▸ PROBLEM STATEMENT
Output each line exactly as it appears, skipping any embedded picture.

▸ PROVIDED DATA
________________________

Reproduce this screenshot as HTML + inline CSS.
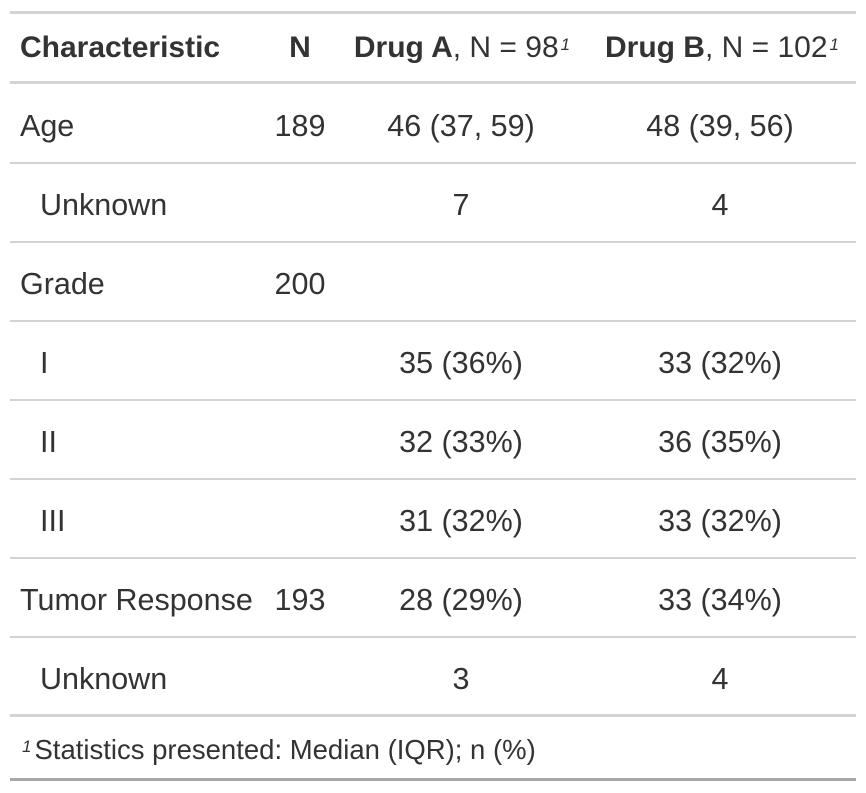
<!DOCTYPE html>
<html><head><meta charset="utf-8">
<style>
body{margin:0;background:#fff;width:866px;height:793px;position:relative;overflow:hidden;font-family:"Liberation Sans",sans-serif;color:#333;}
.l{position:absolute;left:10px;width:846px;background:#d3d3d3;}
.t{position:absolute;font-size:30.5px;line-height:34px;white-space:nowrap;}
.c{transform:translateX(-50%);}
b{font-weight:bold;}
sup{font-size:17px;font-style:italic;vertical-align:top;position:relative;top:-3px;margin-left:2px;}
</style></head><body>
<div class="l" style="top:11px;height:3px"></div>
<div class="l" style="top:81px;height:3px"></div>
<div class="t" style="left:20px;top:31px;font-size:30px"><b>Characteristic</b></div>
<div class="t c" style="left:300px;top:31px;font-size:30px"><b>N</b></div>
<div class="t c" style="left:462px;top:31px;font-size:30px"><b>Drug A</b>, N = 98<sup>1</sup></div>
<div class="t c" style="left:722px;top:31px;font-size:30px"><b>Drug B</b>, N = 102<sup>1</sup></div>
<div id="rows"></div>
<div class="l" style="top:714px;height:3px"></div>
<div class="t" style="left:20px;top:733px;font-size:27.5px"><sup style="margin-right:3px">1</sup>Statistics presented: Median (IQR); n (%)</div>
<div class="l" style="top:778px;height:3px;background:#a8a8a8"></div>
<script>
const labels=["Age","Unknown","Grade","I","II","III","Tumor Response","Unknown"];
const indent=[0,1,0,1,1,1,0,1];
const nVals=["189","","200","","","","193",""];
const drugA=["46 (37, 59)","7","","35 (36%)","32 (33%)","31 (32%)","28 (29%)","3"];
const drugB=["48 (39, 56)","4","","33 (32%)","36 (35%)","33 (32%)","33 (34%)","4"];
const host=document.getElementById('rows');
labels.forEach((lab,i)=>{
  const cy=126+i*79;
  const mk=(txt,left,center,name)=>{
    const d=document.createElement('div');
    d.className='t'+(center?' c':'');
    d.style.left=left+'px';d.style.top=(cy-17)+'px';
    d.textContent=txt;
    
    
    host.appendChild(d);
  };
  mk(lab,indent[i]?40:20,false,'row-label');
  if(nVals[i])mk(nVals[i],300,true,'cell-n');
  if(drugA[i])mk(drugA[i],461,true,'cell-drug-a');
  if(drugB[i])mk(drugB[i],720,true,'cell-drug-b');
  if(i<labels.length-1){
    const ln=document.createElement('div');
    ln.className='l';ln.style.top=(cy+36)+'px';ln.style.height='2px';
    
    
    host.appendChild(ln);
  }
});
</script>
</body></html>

________________________

▸ EXERCISE RESULT
Reproduce this screenshot as HTML + inline CSS.
<!DOCTYPE html>
<html><head><meta charset="utf-8">
<style>
body{margin:0;background:#fff;width:866px;height:793px;position:relative;overflow:hidden;font-family:"Liberation Sans",sans-serif;color:#333;}
.l{position:absolute;left:10px;width:846px;background:#d3d3d3;}
.t{position:absolute;font-size:30.5px;line-height:34px;white-space:nowrap;}
.c{transform:translateX(-50%);}
b{font-weight:bold;}
sup{font-size:17px;font-style:italic;vertical-align:top;position:relative;top:-3px;margin-left:2px;}
</style></head><body>
<div class="l" style="top:11px;height:3px"></div>
<div class="l" style="top:81px;height:3px"></div>
<div class="t" style="left:20px;top:31px;font-size:30px"><b>Characteristic</b></div>
<div class="t c" style="left:300px;top:31px;font-size:30px"><b>N</b></div>
<div class="t c" style="left:462px;top:31px;font-size:30px"><b>Drug A</b>, N = 98<sup>1</sup></div>
<div class="t c" style="left:722px;top:31px;font-size:30px"><b>Drug B</b>, N = 102<sup>1</sup></div>
<div id="rows"></div>
<div class="l" style="top:714px;height:3px"></div>
<div class="t" style="left:20px;top:733px;font-size:27.5px"><sup style="margin-right:3px">1</sup>Statistics presented: Median (IQR); n (%)</div>
<div class="l" style="top:778px;height:3px;background:#a8a8a8"></div>
<script>
const labels=["Age","Unknown","Grade","I","II","III","Tumor Response","Unknown"];
const indent=[0,1,0,1,1,1,0,1];
const nVals=["189","","200","","","","193",""];
const drugA=["46 (37, 59)","7","","35 (36%)","32 (33%)","31 (32%)","28 (29%)","3"];
const drugB=["48 (39, 56)","4","","33 (32%)","36 (35%)","33 (32%)","33 (34%)","4"];
const host=document.getElementById('rows');
labels.forEach((lab,i)=>{
  const cy=126+i*79;
  const mk=(txt,left,center,name)=>{
    const d=document.createElement('div');
    d.className='t'+(center?' c':'');
    d.style.left=left+'px';d.style.top=(cy-17)+'px';
    d.textContent=txt;
    
    
    host.appendChild(d);
  };
  mk(lab,indent[i]?40:20,false,'row-label');
  if(nVals[i])mk(nVals[i],300,true,'cell-n');
  if(drugA[i])mk(drugA[i],461,true,'cell-drug-a');
  if(drugB[i])mk(drugB[i],720,true,'cell-drug-b');
  if(i<labels.length-1){
    const ln=document.createElement('div');
    ln.className='l';ln.style.top=(cy+36)+'px';ln.style.height='2px';
    
    
    host.appendChild(ln);
  }
});
</script>
</body></html>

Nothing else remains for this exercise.